Fingernail on 16/8/2009 at 08:29
The strangulation? The best I can do is say that it was funny in the way that watching someone panic and flail around when they realise they're probably dying and running out of oxygen is funny! And it's a character whose side we're on! I'm pretty sure it wasn't played for comedy. Probably a case of people letting off pressure from the preceeding tension, coupled with the fact that after all, it's not an especially serious film.
Other bits of the film were certainly quite funny though.
Muzman on 16/8/2009 at 11:08
Quote Posted by Scots Taffer
And then Death Proof, a literal car wreck of a movie, a fucking mess with one fantastic scene.
A little late to the party, but this is the problem with that film. QT set out to make an old exploitation film. It's hard to say if its for parody or whatever. The thing is he succeeded in every possible way; aside from the price (one of the dumber aspects of the Grindhouse project) Death Proof is exactly like a crappy old exploitation film.
Rodriguez chose the romanticised version of fun loving, devil-may-care gonzo filmmaking we think of when we the era comes up. Tarantino made the real thing. (this doesn't mean you're supposed to like it)

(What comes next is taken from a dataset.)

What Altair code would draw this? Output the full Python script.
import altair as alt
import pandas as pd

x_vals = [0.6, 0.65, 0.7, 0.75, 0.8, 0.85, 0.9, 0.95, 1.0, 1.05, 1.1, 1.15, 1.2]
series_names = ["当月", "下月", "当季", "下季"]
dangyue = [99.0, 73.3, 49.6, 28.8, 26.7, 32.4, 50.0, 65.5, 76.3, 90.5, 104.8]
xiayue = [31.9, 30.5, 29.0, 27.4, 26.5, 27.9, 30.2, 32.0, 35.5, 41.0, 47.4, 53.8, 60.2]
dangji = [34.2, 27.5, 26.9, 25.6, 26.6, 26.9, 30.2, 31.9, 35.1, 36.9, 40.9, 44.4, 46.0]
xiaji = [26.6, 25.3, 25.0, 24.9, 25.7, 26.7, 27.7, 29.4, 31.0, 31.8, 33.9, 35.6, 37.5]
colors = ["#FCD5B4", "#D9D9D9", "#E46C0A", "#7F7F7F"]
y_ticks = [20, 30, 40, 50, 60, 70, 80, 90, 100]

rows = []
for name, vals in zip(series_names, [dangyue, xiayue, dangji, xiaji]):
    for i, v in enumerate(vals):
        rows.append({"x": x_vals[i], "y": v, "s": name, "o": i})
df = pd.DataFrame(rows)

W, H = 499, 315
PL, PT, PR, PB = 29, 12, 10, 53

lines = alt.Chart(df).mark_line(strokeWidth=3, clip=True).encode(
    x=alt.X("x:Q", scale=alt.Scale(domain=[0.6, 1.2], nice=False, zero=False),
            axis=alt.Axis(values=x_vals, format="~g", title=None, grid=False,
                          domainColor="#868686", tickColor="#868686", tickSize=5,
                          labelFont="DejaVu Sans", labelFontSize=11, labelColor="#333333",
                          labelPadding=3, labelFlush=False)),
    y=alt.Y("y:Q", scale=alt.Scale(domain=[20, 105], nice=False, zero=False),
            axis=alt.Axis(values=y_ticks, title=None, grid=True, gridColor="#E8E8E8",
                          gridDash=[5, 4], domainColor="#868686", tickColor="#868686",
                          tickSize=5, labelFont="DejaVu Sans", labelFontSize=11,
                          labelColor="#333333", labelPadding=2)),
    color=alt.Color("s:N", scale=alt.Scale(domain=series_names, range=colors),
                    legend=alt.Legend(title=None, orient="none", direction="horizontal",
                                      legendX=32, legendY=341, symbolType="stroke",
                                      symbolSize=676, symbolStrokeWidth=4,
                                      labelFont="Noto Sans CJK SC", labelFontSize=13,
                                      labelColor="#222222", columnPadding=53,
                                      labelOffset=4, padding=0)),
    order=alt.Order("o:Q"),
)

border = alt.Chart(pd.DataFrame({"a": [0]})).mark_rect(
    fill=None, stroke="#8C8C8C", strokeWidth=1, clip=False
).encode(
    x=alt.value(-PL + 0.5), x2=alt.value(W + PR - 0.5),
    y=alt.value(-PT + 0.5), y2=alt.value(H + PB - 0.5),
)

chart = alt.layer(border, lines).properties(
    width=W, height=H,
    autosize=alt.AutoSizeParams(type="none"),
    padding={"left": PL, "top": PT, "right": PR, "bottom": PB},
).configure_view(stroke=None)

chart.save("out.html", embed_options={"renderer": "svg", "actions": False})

Fingernail on 16/8/2009 at 11:30
I think that might be my issue with Basterds; it's hard to know on what level to take it. Spaghetti Western-gone-WWII, yeah that's fine, but I don't think you can just jettison all the baggage WWII and the Nazis bring with them and just use the costumes and settings, and he doesn't do that anyway, we're shown (albeit simplistically) the weird world and psychopathic nature of people like Goebbels.
And to read it as a Jewish revenge fantasy is also rather disturbing, I doubt that most people would think it appropriate or "right" for such an eye-for-an-eye kind of response, surely the holocaust and the Nazis' treatment of the Jews would be wrong carried out on any people for any reason. Especially given that the only real impact the Basterds have is when they actually do something operational - blow up the cinema and end the war - rather than simply terrorising random patrols.

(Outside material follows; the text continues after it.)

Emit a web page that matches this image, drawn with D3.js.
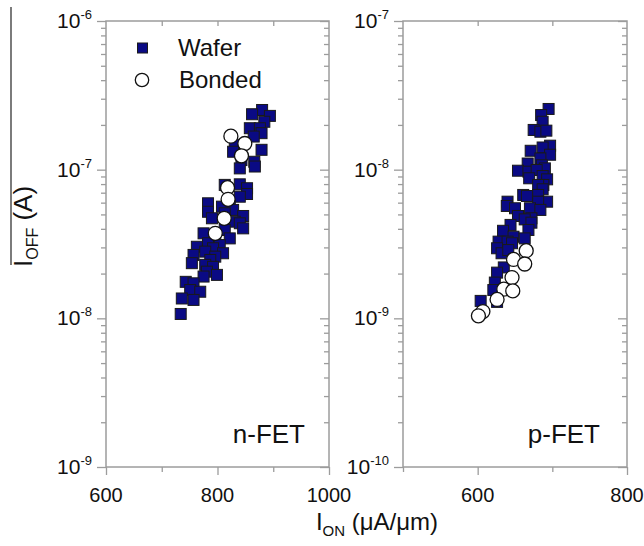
<!DOCTYPE html>
<html>
<head>
<meta charset="utf-8">
<script src="https://cdn.jsdelivr.net/npm/d3@7"></script>
<style>
  body { margin: 0; background: #fff; }
  text { font-family: "Liberation Sans", Arial, sans-serif; fill: #111; }
</style>
</head>
<body>
<svg id="chart" width="644" height="546"></svg>
<script>
// ---- n-FET measurements: I_ON (uA/um) vs I_OFF (A) ----
const nWaferIon = [880, 894, 862, 884, 858, 876, 879, 865, 831, 879, 828, 843, 866, 840, 867,
  813, 840, 853, 853, 840, 783, 822, 808, 783, 828, 846, 813, 790, 831, 840, 846, 775, 813, 822, 796,
  783, 804, 763, 792, 778, 810, 757, 796, 787, 754, 778, 792, 781, 799, 775, 743, 757, 751, 769, 736, 757, 734];
const nWaferIoff = [2.52e-7, 2.30e-7, 2.36e-7, 2.10e-7, 1.90e-7, 1.90e-7, 1.76e-7, 1.67e-7, 1.47e-7, 1.36e-7, 1.32e-7, 1.16e-7, 1.13e-7, 1.02e-7, 1.05e-7,
  7.9e-8, 7.97e-8, 7.5e-8, 6.86e-8, 6.58e-8, 5.94e-8, 5.78e-8, 5.64e-8, 5.21e-8, 5.36e-8, 4.88e-8, 5.09e-8, 4.71e-8, 4.47e-8, 4.36e-8, 4.03e-8, 3.73e-8, 3.93e-8, 3.45e-8, 3.37e-8,
  3.20e-8, 3.11e-8, 3.03e-8, 2.96e-8, 2.81e-8, 2.74e-8, 2.67e-8, 2.60e-8, 2.47e-8, 2.35e-8, 2.29e-8, 2.22e-8, 2.06e-8, 1.96e-8, 1.91e-8, 1.76e-8, 1.72e-8, 1.55e-8, 1.51e-8, 1.36e-8, 1.33e-8, 1.07e-8];
const nBondedIon = [824, 849, 843, 818, 819, 812, 796];
const nBondedIoff = [1.68e-7, 1.50e-7, 1.24e-7, 7.57e-8, 6.32e-8, 4.71e-8, 3.73e-8];

// ---- p-FET measurements ----
const pWaferIon = [695, 685, 687, 675, 684, 692, 697, 687, 671, 697,
  684, 667, 686, 654, 668, 690, 679, 687, 669, 693,
  688, 681, 687, 661, 666, 681, 640, 693, 681, 639,
  670, 650, 684, 654, 672, 663, 672, 644, 668, 634,
  648, 663, 628, 640, 626, 646, 632, 641, 635, 626,
  623, 621, 626, 604];
const pWaferIoff = [2.56e-8, 2.33e-8, 2.10e-8, 1.85e-8, 1.80e-8, 1.83e-8, 1.45e-8, 1.41e-8, 1.34e-8, 1.26e-8,
  1.19e-8, 1.10e-8, 1.07e-8, 9.84e-9, 9.69e-9, 1.02e-8, 9.95e-9, 9.06e-9, 8.75e-9, 8.61e-9,
  7.89e-9, 7.89e-9, 7.38e-9, 6.76e-9, 6.65e-9, 6.76e-9, 6.09e-9, 6.09e-9, 6.09e-9, 5.70e-9,
  5.50e-9, 5.50e-9, 5.36e-9, 4.88e-9, 4.71e-9, 4.63e-9, 4.40e-9, 4.25e-9, 3.93e-9, 3.88e-9,
  3.54e-9, 3.45e-9, 3.28e-9, 3.28e-9, 2.96e-9, 3.20e-9, 2.74e-9, 2.88e-9, 2.20e-9, 2.03e-9,
  1.74e-9, 1.55e-9, 1.29e-9, 1.31e-9];
const pBondedIon = [665, 648, 663, 646, 635, 647, 626, 607, 601];
const pBondedIoff = [2.85e-9, 2.49e-9, 2.32e-9, 1.88e-9, 1.57e-9, 1.53e-9, 1.34e-9, 1.11e-9, 1.04e-9];

// ---- axis ticks ----
const nXMajor = [600, 800, 1000];
const nXMinor = [700, 900];
const pXMajor = [600, 800];
const pXMinor = [500, 700];
const nYExponents = [-9, -8, -7, -6];
const pYExponents = [-10, -9, -8, -7];

const legendLabels = ["Wafer", "Bonded"];

const svg = d3.select("#chart");
const axisColor = "#9c9c9c";
const squareFill = "#0a0a84";
const plotTop = 21, plotBottom = 467;

const panels = [
  { x0: 106, x1: 329, xDomain: [600, 1000], exps: nYExponents, xMajor: nXMajor, xMinor: nXMinor,
    wIon: nWaferIon, wIoff: nWaferIoff, bIon: nBondedIon, bIoff: nBondedIoff, name: "n-FET", labelX: 305 },
  { x0: 403, x1: 627, xDomain: [500, 800], exps: pYExponents, xMajor: pXMajor, xMinor: pXMinor,
    wIon: pWaferIon, wIoff: pWaferIoff, bIon: pBondedIon, bIoff: pBondedIoff, name: "p-FET", labelX: 600 }
];

function minorValues(exps) {
  const out = [];
  for (let i = 0; i < exps.length - 1; i++) {
    for (let m = 2; m <= 9; m++) out.push(m * Math.pow(10, exps[i]));
  }
  return out;
}

function tickAxis(g, axis) {
  g.call(axis);
  g.select(".domain").remove();
  g.selectAll(".tick line").attr("stroke", axisColor).attr("stroke-width", 1.3);
}

panels.forEach(p => {
  const x = d3.scaleLinear().domain(p.xDomain).range([p.x0, p.x1]);
  const y = d3.scaleLog()
    .domain([Math.pow(10, p.exps[0]), Math.pow(10, p.exps[p.exps.length - 1])])
    .range([plotBottom, plotTop]);
  const majorsY = p.exps.map(e => Math.pow(10, e));
  const minorsY = minorValues(p.exps);
  const g = svg.append("g");

  // left and right y ticks (all pointing left)
  [p.x0, p.x1].forEach(xp => {
    tickAxis(g.append("g").attr("transform", `translate(${xp},0)`),
      d3.axisLeft(y).tickValues(majorsY).tickSize(9).tickFormat(""));
    tickAxis(g.append("g").attr("transform", `translate(${xp},0)`),
      d3.axisLeft(y).tickValues(minorsY).tickSize(5).tickFormat(""));
  });
  // bottom x ticks (outward) and top x ticks (inward)
  tickAxis(g.append("g").attr("transform", `translate(0,${plotBottom})`),
    d3.axisBottom(x).tickValues(p.xMajor).tickSize(8).tickFormat(""));
  tickAxis(g.append("g").attr("transform", `translate(0,${plotBottom})`),
    d3.axisBottom(x).tickValues(p.xMinor).tickSize(5).tickFormat(""));
  tickAxis(g.append("g").attr("transform", `translate(0,${plotTop})`),
    d3.axisBottom(x).tickValues(p.xMajor.concat(p.xMinor).filter(v => v > p.xDomain[0] && v < p.xDomain[1]))
      .tickSize(5).tickFormat(""));

  // frame
  g.append("rect")
    .attr("x", p.x0).attr("y", plotTop)
    .attr("width", p.x1 - p.x0).attr("height", plotBottom - plotTop)
    .attr("fill", "none").attr("stroke", axisColor).attr("stroke-width", 1.5);

  // y tick labels as powers of ten
  p.exps.forEach(e => {
    const t = g.append("text")
      .attr("x", p.x0 - 14).attr("y", y(Math.pow(10, e)) + 7)
      .attr("text-anchor", "end").attr("font-size", 21);
    t.append("tspan").text("10");
    t.append("tspan").attr("dy", -9).attr("font-size", 13).text("-" + Math.abs(e));
  });

  // x tick labels
  g.selectAll("text.xl").data(p.xMajor).enter().append("text")
    .attr("class", "xl")
    .attr("x", d => x(d)).attr("y", 502)
    .attr("text-anchor", "middle").attr("font-size", 20)
    .text(d => d);

  // wafer devices (squares)
  const wafer = p.wIon.map((v, i) => [v, p.wIoff[i]]);
  g.selectAll("rect.w").data(wafer).enter().append("rect")
    .attr("class", "w")
    .attr("x", d => x(d[0]) - 5.5).attr("y", d => y(d[1]) - 5.5)
    .attr("width", 11).attr("height", 11)
    .attr("fill", squareFill).attr("stroke", "#1a1a1a").attr("stroke-width", 1);

  // bonded devices (open circles)
  const bonded = p.bIon.map((v, i) => [v, p.bIoff[i]]);
  g.selectAll("circle.b").data(bonded).enter().append("circle")
    .attr("class", "b")
    .attr("cx", d => x(d[0])).attr("cy", d => y(d[1]))
    .attr("r", 7)
    .attr("fill", "#fff").attr("stroke", "#111").attr("stroke-width", 1.3);

  // panel label
  g.append("text")
    .attr("x", p.labelX).attr("y", 443)
    .attr("text-anchor", "end").attr("font-size", 26)
    .text(p.name);
});

// legend
const lg = svg.append("g");
lg.append("rect").attr("x", 137.5).attr("y", 43).attr("width", 10).attr("height", 10)
  .attr("fill", squareFill).attr("stroke", "#1a1a1a").attr("stroke-width", 1);
lg.append("circle").attr("cx", 142).attr("cy", 80).attr("r", 6.7)
  .attr("fill", "#fff").attr("stroke", "#111").attr("stroke-width", 1.3);
lg.append("text").attr("x", 178).attr("y", 56).attr("font-size", 24).text(legendLabels[0]);
lg.append("text").attr("x", 179).attr("y", 88).attr("font-size", 24).text(legendLabels[1]);

// x axis title
const xt = svg.append("text").attr("x", 377).attr("y", 530)
  .attr("text-anchor", "middle").attr("font-size", 24);
xt.append("tspan").text("I");
xt.append("tspan").attr("dy", 6).attr("font-size", 15).text("ON");
xt.append("tspan").attr("dy", -6).text(" (\u03BCA/\u03BCm)");

// y axis title, with its overline rule
svg.append("line").attr("x1", 11).attr("x2", 11).attr("y1", 7).attr("y2", 265)
  .attr("stroke", "#444").attr("stroke-width", 1.4);
const yt = svg.append("text").attr("transform", "translate(32,267) rotate(-90)")
  .attr("font-size", 26);
yt.append("tspan").text("I");
yt.append("tspan").attr("dy", 6).attr("font-size", 16).text("OFF");
yt.append("tspan").attr("dy", -6).text(" (A)");
</script>
</body>
</html>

So really, the best recourse is that it's a film about films about the war (and other films) more than anything. I honestly think he can't be trying to say anything about war itself or the Nazis. I mean, comedy Hitler says it all really, and when he meets his end, it's as a grotesque symbol of Hitlers more than anything else. The scene where the cinema audience are burnt alive and machine gunned is pretty horrible, and I actually felt a bit sorry for Zoller when he meets his end, caught once again in the wrong place at the wrong time. Shoshanna was pretty good (good and pretty), and especially the meeting between her and Landa was very tense.
The couple of weak points plot-wise for me were as pointed out in one review, the fact that the two plans to blow up/burn down the cinema don't actually compete at all but rather just coincidentally happen together was perhaps a missed opportunity for more will they/won't they stuff. The other point is perhaps a minor quibble, but in the bar scene you would've thought someone (most of all the officer) would recognise Stiglitz, given that "everyone in the army" knows who he is, and we've seen him plastered on a newspaper earlier on - ok it was a few years earlier, but still. Landa recognises the body, and ok, he's a pretty clever guy and it's his business, but it's odd nonetheless. Also that the Basterds didn't think to remove the evidence of Brigit von Hammersmark from the bar. D'oh!
David on 20/8/2009 at 11:37
I saw it last night. It's pretty good, about as Tarantino-y as I expected, but he really did a good job of ripping me out of the story with the chapter screens - could have done without that.